When letter-writing and trips to the immigration office failed to bear fruit, Al-Ashwan hired an attorney and joined what many lawyers say are the swelling ranks of immigrants who are suing the U.S. Citizenship and Immigration Services (USCIS) with the hope of expediting their naturalization proceedings.

"The problem we're facing now is the background checks that are mandated by the Department of Homeland Security," says Timothy Wichmer, the St. Louis attorney representing Al-Ashwan in his case against the USCIS. "It may be laudable that they're doing rigorous background checks, but the law still requires them to decide these cases within a reasonable amount of time.

"Instead of them clearing the background check within a reasonable amount of time, they're taking an unreasonable amount of time. Many times you have to go to court to force them to decide the case."

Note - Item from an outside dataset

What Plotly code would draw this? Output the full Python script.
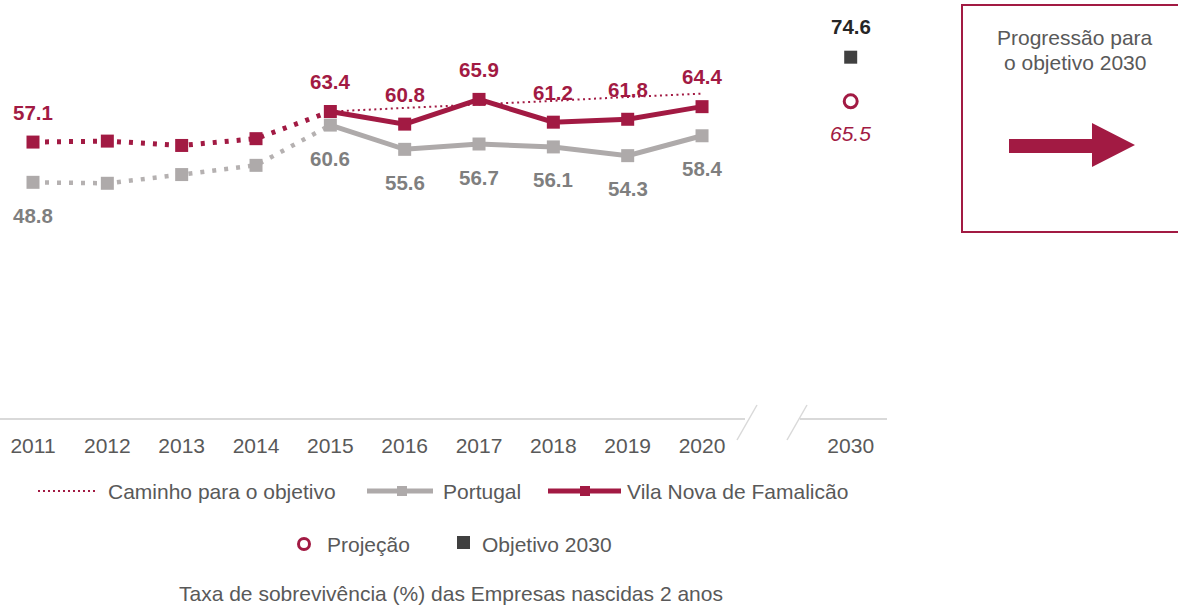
import plotly.graph_objects as go

# ---------------- data ----------------
years = ["2011", "2012", "2013", "2014", "2015", "2016", "2017", "2018", "2019", "2020"]
vila = [57.1, 57.3, 56.4, 57.8, 63.4, 60.8, 65.9, 61.2, 61.8, 64.4]
portugal = [48.8, 48.6, 50.4, 52.3, 60.6, 55.6, 56.7, 56.1, 54.3, 58.4]
caminho_years = ["2015", "2016", "2017", "2018", "2019", "2020"]
caminho = [63.4, 64.1, 64.9, 65.6, 66.4, 67.1]
target_year = "2030"
objetivo_2030 = [74.6]
projecao_2030 = [65.5]
unlabelled_years = ["2012", "2013", "2014"]
tick_labels = years + [target_year]

# ---------------- style ----------------
W, H = 1178, 605
CRIMSON = "#A21A43"
GRAY = "#AEAAAA"
GRAY_DOT = "#B5B1B1"
GRAY_TXT = "#7F7F7F"
DARK = "#404040"
TXT = "#595959"
AXIS = "#D9D9D9"
FONT = "Liberation Sans, Arial, sans-serif"

# categorical positions: one empty slot between 2020 and 2030 (axis break)
pos = {y: i for i, y in enumerate(years)}
pos[target_year] = len(years) + 1


def X(ys):
    return [pos[y] for y in ys]


def px(x):
    return x / W


def py(y):
    return 1 - y / H


fig = go.Figure()

hist = years[:5]
recent = years[4:]

# Portugal: dotted history + solid recent
fig.add_trace(go.Scatter(x=X(hist), y=portugal[:5], mode="lines",
                         line=dict(color=GRAY_DOT, width=4.5, dash="4px,8px"),
                         hoverinfo="skip", showlegend=False))
fig.add_trace(go.Scatter(x=X(recent), y=portugal[4:], mode="lines",
                         line=dict(color=GRAY, width=5),
                         showlegend=False))
fig.add_trace(go.Scatter(x=X(years), y=portugal, mode="markers",
                         marker=dict(symbol="square", size=13, color=GRAY),
                         name="Portugal", showlegend=False))

# path to objective
fig.add_trace(go.Scatter(x=X(caminho_years), y=caminho, mode="lines",
                         line=dict(color=CRIMSON, width=2, dash="2px,3.5px"),
                         name="Caminho para o objetivo", showlegend=False))

# Vila Nova de Famalicão: dotted history + solid recent
fig.add_trace(go.Scatter(x=X(hist), y=vila[:5], mode="lines",
                         line=dict(color=CRIMSON, width=5, dash="4px,8px"),
                         hoverinfo="skip", showlegend=False))
fig.add_trace(go.Scatter(x=X(recent), y=vila[4:], mode="lines",
                         line=dict(color=CRIMSON, width=5),
                         showlegend=False))
fig.add_trace(go.Scatter(x=X(years), y=vila, mode="markers",
                         marker=dict(symbol="square", size=13, color=CRIMSON),
                         name="Vila Nova de Famalicão", showlegend=False))

# 2030 objective and projection
fig.add_trace(go.Scatter(x=X([target_year]), y=objetivo_2030, mode="markers",
                         marker=dict(symbol="square", size=13, color=DARK),
                         name="Objetivo 2030", showlegend=False))
fig.add_trace(go.Scatter(x=X([target_year]), y=projecao_2030, mode="markers",
                         marker=dict(symbol="circle-open", size=13, color=CRIMSON,
                                     line=dict(width=3, color=CRIMSON)),
                         name="Projeção", showlegend=False))

annotations = []
# data labels
for y, v in zip(years, vila):
    if y in unlabelled_years:
        continue
    annotations.append(dict(x=pos[y], y=v, xref="x", yref="y", text=f"{v:.1f}",
                            showarrow=False, yshift=30,
                            font=dict(family=FONT, size=20.5, color=CRIMSON, weight="bold")))
for y, v in zip(years, portugal):
    if y in unlabelled_years:
        continue
    annotations.append(dict(x=pos[y], y=v, xref="x", yref="y", text=f"{v:.1f}",
                            showarrow=False, yshift=-33,
                            font=dict(family=FONT, size=20.5, color=GRAY_TXT, weight="bold")))
annotations.append(dict(x=pos[target_year], y=objetivo_2030[0], xref="x", yref="y",
                        text=f"{objetivo_2030[0]:.1f}", showarrow=False, yshift=31,
                        font=dict(family=FONT, size=20.5, color="#262626", weight="bold")))
annotations.append(dict(x=pos[target_year], y=projecao_2030[0], xref="x", yref="y",
                        text=f"<i>{projecao_2030[0]:.1f}</i>", showarrow=False, yshift=-32,
                        font=dict(family=FONT, size=21, color=CRIMSON)))

shapes = []
# broken x axis
shapes += [
    dict(type="line", xref="paper", yref="paper", x0=px(0), x1=px(745), y0=py(419), y1=py(419),
         line=dict(color=AXIS, width=2)),
    dict(type="line", xref="paper", yref="paper", x0=px(737), x1=px(757), y0=py(440), y1=py(405),
         line=dict(color=AXIS, width=1.5)),
    dict(type="line", xref="paper", yref="paper", x0=px(787), x1=px(807), y0=py(440), y1=py(405),
         line=dict(color=AXIS, width=1.5)),
    dict(type="line", xref="paper", yref="paper", x0=px(800), x1=px(887), y0=py(419), y1=py(419),
         line=dict(color=AXIS, width=2)),
]

# legend row 1
LY1 = 491
shapes.append(dict(type="line", xref="paper", yref="paper", x0=px(38), x1=px(96), y0=py(LY1), y1=py(LY1),
                   line=dict(color=CRIMSON, width=2, dash="2px,3px")))
shapes.append(dict(type="line", xref="paper", yref="paper", x0=px(367), x1=px(433), y0=py(LY1), y1=py(LY1),
                   line=dict(color=GRAY, width=5)))
shapes.append(dict(type="rect", xref="paper", yref="paper", x0=px(397), x1=px(407), y0=py(486), y1=py(496),
                   line=dict(width=0), fillcolor=GRAY))
shapes.append(dict(type="line", xref="paper", yref="paper", x0=px(548), x1=px(621), y0=py(LY1), y1=py(LY1),
                   line=dict(color=CRIMSON, width=5)))
shapes.append(dict(type="rect", xref="paper", yref="paper", x0=px(580), x1=px(590), y0=py(486), y1=py(496),
                   line=dict(width=0), fillcolor=CRIMSON))
for x, t in [(106, "Caminho para o objetivo"), (441, "Portugal"), (625, "Vila Nova de Famalicão")]:
    annotations.append(dict(x=px(x), y=py(LY1), xref="paper", yref="paper", text=t, showarrow=False,
                            xanchor="left", yanchor="middle", font=dict(family=FONT, size=21, color=TXT)))
# legend row 2
LY2 = 544
shapes.append(dict(type="circle", xref="paper", yref="paper", x0=px(298.5), x1=px(309.5), y0=py(538.5),
                   y1=py(549.5), line=dict(color=CRIMSON, width=3), fillcolor="white"))
shapes.append(dict(type="rect", xref="paper", yref="paper", x0=px(457), x1=px(470), y0=py(536), y1=py(549),
                   line=dict(width=0), fillcolor=DARK))
for x, t in [(325, "Projeção"), (480, "Objetivo 2030")]:
    annotations.append(dict(x=px(x), y=py(LY2), xref="paper", yref="paper", text=t, showarrow=False,
                            xanchor="left", yanchor="middle", font=dict(family=FONT, size=21, color=TXT)))
# title at bottom
annotations.append(dict(x=px(451), y=py(593), xref="paper", yref="paper",
                        text="Taxa de sobrevivência (%) das Empresas nascidas 2 anos",
                        showarrow=False, xanchor="center", yanchor="middle",
                        font=dict(family=FONT, size=21, color=TXT)))

# side box
shapes.append(dict(type="rect", xref="paper", yref="paper", x0=px(962), x1=px(1185), y0=py(5), y1=py(232),
                   line=dict(color=CRIMSON, width=2), fillcolor="rgba(0,0,0,0)"))
arrow_pts = [(1009, 139), (1092, 139), (1092, 123), (1135, 145), (1092, 167), (1092, 153), (1009, 153)]
path = "M" + " L".join(f"{px(a):.5f},{py(b):.5f}" for a, b in arrow_pts) + " Z"
shapes.append(dict(type="path", xref="paper", yref="paper", path=path, fillcolor=CRIMSON,
                   line=dict(width=0)))
annotations.append(dict(x=px(1075), y=py(38), xref="paper", yref="paper", text="Progressão para",
                        showarrow=False, xanchor="center", yanchor="middle",
                        font=dict(family=FONT, size=21, color=TXT)))
annotations.append(dict(x=px(1075), y=py(63), xref="paper", yref="paper", text="o objetivo 2030",
                        showarrow=False, xanchor="center", yanchor="middle",
                        font=dict(family=FONT, size=21, color=TXT)))

x_scale = (850.7 - 33) / 11
fig.update_layout(
    width=W, height=H,
    margin=dict(l=0, r=0, t=0, b=0),
    paper_bgcolor="white", plot_bgcolor="white",
    showlegend=False,
    xaxis=dict(domain=[0, 887 / W], range=[-33 / x_scale, (887 - 33) / x_scale],
               tickmode="array", tickvals=X(tick_labels), ticktext=tick_labels,
               showgrid=False, zeroline=False, showline=False, ticks="",
               ticklabelstandoff=12,
               tickfont=dict(family=FONT, size=21, color=TXT), fixedrange=True),
    yaxis=dict(domain=[1 - 419 / H, 1], range=[0, 419 / 4.85], visible=False,
               showgrid=False, zeroline=False, fixedrange=True),
    shapes=shapes,
    annotations=annotations,
)

fig.write_html("out.html", config={"displayModeBar": False},
               post_script="document.body.style.margin='0';document.body.style.overflow='hidden';")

One such case was recently filed in St. Louis federal court on behalf of 50 Bosnian immigrants. Although each of the plaintiffs had been assured by the USCIS that their naturalization proceedings were imminent, some waited two years with no news from the agency.

"For some of our clients, if they have a disability or are over 65, if the government delays too long they may lose their Supplemental Security Income — their disability," explains Ann Lever, an attorney with Legal Services of Eastern Missouri and part of the legal team handling the case. "To many of these people, that's likely to be their only source of income. What has been our experience is that the person goes for the interview — and may pass — and then is told, 'We can't approve your application because we're waiting on the name-check.' They're not supposed to schedule those exams until after the background check has come back negative."

After a flurry of court filings, the government has asked for a continuance. All 50 Bosnians were naturalized on December 29.

Once an applicant passes the English and U.S. history and government tests, the U.S. Citizenship and Immigration Services has 120 days to adjudicate the applicant's case, says Chris Rhatigan, an agency spokeswoman. Rhatigan acknowledges that her agency has experienced severe delays in recent years but maintains that it has no control over how long a background check takes.

"We reduced our backlog in October of 2006. The backlog consisted of a number of cases that were delayed because of background security checks by the Federal Bureau of Investigation," explains Rhatigan. "Somebody may have a name that's being looked into, or that may be similar to a name that's being looked into. Those are all things that are outside our area. We can't influence those in any way, shape or form."

Rhatigan adds that the situation is improving.

"The average wait time [between applicants successfully passing the tests and becoming naturalized] is down to five months from a high of fourteen months in February of 2004. So that's a significant drop," says Rhatigan, who estimates that her agency is processing roughly 375,000 pending applications. "Our goal is to get the entire adjudication process down to six months."

But six months is still too long for the likes of Wichmer.

"There's no wiggle room," the attorney says. "The law says they have to decide in 120 days — it doesn't say they have to decide in 120 days unless the background check hasn't cleared.

"I don't have a problem with them doing a rigorous background check on people who want to become citizens, but it has to be reasonable," Wichmer adds. "Otherwise you're essentially depriving them of the due process of law to which they're entitled. If the law says you have to decide in 120 days, you don't get to arbitrarily decide you're not going to follow the law."